I would like to give a brief update regarding vectorization in LLVM. When LLVM 3.2 was released, it featured a new experimental loop vectorizer that was disabled by default. Since LLVM 3.2 was released, we have continued to work hard on improving vectorization, and we have some news to share. First, the loop vectorizer has new features and is now enabled by default on -O3. Second, we have a new SLP vectorizer. And finally, we have new clang command line flags to control the vectorizers.

Loop Vectorizer

The LLVM Loop Vectorizer has a number of new features that allow it to vectorize even more complex loops with better performance. One area that we focused on is the vectorization "cost model". When LLVM estimates if a loop may benefit from vectorization it uses a detailed description of the processor that can estimate the cost of various instructions. We improved both the X86 and ARM cost models. Improving the cost models helped the compiler to detect benefitting loops and improve the performance of many programs. During the analysis of vectorized programs, we also found and optimized many vector code sequences.

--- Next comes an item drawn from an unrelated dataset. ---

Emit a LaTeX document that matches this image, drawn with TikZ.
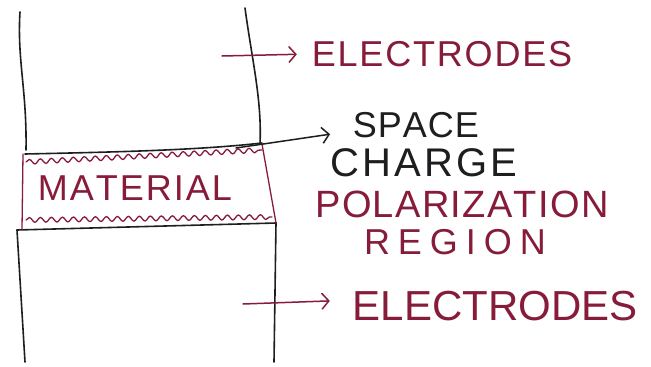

Another important improvement to the loop vectorizer is the ability to unroll during vectorization. When the compiler unrolls loops it generates more independent instructions that modern out-of-order processors can execute in parallel. The loop below adds all of the numbers in the array. When compiling this loop, LLVM creates two independent chains of calculations that can be executed in parallel.

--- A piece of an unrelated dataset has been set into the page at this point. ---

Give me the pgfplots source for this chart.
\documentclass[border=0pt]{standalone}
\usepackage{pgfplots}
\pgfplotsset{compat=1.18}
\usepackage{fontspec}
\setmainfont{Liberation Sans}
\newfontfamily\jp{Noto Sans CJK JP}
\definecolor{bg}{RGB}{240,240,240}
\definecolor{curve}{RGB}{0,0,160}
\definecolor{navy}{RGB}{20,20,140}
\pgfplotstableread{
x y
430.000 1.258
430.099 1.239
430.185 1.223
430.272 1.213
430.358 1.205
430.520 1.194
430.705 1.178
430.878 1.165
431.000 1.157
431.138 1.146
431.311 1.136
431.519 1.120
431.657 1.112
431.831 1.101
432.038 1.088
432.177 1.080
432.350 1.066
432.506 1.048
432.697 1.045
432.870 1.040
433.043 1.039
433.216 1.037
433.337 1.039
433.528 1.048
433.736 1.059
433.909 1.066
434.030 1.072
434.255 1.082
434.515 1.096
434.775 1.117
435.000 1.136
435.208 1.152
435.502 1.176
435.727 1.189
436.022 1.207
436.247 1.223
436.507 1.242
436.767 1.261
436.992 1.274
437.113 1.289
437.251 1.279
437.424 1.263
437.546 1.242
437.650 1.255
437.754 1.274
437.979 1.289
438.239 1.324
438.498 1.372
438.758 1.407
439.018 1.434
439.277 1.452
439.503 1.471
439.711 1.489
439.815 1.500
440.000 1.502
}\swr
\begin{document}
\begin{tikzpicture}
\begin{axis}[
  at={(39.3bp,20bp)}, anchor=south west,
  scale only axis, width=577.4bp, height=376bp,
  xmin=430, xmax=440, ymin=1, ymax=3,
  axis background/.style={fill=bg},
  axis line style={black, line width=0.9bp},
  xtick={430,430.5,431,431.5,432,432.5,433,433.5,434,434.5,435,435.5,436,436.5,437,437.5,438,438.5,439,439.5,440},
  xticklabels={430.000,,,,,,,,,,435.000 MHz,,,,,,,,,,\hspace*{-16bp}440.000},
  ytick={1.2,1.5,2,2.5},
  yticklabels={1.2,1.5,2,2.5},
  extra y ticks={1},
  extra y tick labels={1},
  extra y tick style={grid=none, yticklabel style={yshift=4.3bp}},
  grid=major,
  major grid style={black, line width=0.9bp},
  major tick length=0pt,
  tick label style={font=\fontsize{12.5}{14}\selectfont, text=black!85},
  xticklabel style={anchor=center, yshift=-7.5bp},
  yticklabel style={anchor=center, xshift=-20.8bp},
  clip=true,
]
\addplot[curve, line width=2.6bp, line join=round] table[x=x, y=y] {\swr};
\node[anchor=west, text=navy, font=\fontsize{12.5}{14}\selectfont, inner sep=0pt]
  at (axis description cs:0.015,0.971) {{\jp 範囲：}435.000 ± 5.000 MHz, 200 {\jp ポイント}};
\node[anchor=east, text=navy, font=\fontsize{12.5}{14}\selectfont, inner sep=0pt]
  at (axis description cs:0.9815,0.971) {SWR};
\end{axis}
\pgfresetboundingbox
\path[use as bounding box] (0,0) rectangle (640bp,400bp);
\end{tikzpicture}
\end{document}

int sum_elements(int *A, int n) {
  int sum = 0;
  for (int i = 0; i < n; ++i)
    sum += A[i];
  return sum;
}

The innermost loop of the program above is compiled into the X86 assembly sequence below, which processes 8 elements at once, in two parallel chains of computations. The vector registers XMM0 and XMM1 are used to store the partial sum of different parts of the array. This allows the processor to load two values and add two values simultaneously.


LBB0_4:
  movdqu    16(%rdi,%rax,4), %xmm2
  paddd     %xmm2, %xmm1
  movdqu    (%rdi,%rax,4), %xmm2
  paddd     %xmm2, %xmm0
  addq      $8, %rax
  cmpq      %rax, %rcx
  jne       LBB0_4

Another important improvement is the support for loops that contain IFs, and the detection of the popular min/max patterns. LLVM is now able to vectorize the code below:


int fins_max(int *A, int n) {
  int mx = A[0];
  for (int i = 0; i < n; ++i)
    if (mx > A[i])
      mx = A[i];
  return mx;
}

In the last release, the loop vectorizer was able to vectorize many, but not all, loops that contained floating point arithmetic. Floating point operations are not associative due to the unique rounding rules. This means that the expression (a + b) + c is not always equal to a + (b + c). The compiler flag -ffast-math tells the compiler not to worry about rounding errors and to optimize for speed. One of the new features of the loop vectorizer is the vectorization of floating point calculations when -ffast-math mode is used. Users who decide to use the -ffast-math flag will notice that many more loops get vectorized with the upcoming 3.3 release of LLVM.

SLP Vectorizer

The SLP vectorizer (short for superword-level parallelism) is a new vectorization pass. Unlike the loop vectorizer, which vectorizes consecutive loop iterations, the SLP vectorizer combines similar independent instructions in a straight-line code.
The SLP Vectorizer is now available and will be useful for many people.
The SLP Vectorizer can boost the performance of many programs in the LLVM test suite. In one benchmark, "Olden/Power", the SLP Vectorizer boosts the performance of the program by 16%. Here is one small example of a function that the SLP Vectorizer can vectorize.


void foo(int * restrict A, int * restrict B) {
  A[0] = 7+(B[0] * 11);
  A[1] = 6+(B[1] * 12);
  A[2] = 5+(B[2] * 13);
  A[3] = 4+(B[3] * 14);
}

The code above is compiled into the ARMv7s assembly sequence below. Notice that the 4 additions and 4 multiplication operations became a single Multiply-Accumulate instruction "vmla".


_foo:
  adr       r2, LCPI0_0
  adr       r3, LCPI0_1
  vld1.32   {d18, d19}, [r1]
  vld1.64   {d16, d17}, [r3:128] 
  vld1.64   {d20, d21}, [r2:128]
  vmla.i32  q10, q9, q8            
  vst1.32   {d20, d21}, [r0]
  bx        lr

Command Line Flags

We've also added new command line flags to clang to control the vectorizers. The loop vectorizer is enabled by default for -O3, and it can be enabled or disabled for other optimization levels using the command line flags:


$ clang ... -fvectorize / -fno-vectorize   file.c

The SLP vectorizer is disabled by default, and it can be enabled using the command line flags:


$ clang ... -fslp-vectorize file.c

LLVM has a second basic block vectorization phase which is more compile-time intensive (BB vectorizer). This optimization can be enabled through clang using the command line flag:


$ clang ... -fslp-vectorize-aggressive file.c

We've made huge progress in improving vectorization during the development of LLVM 3.3. Special thanks to all of the people who contributed to this effort.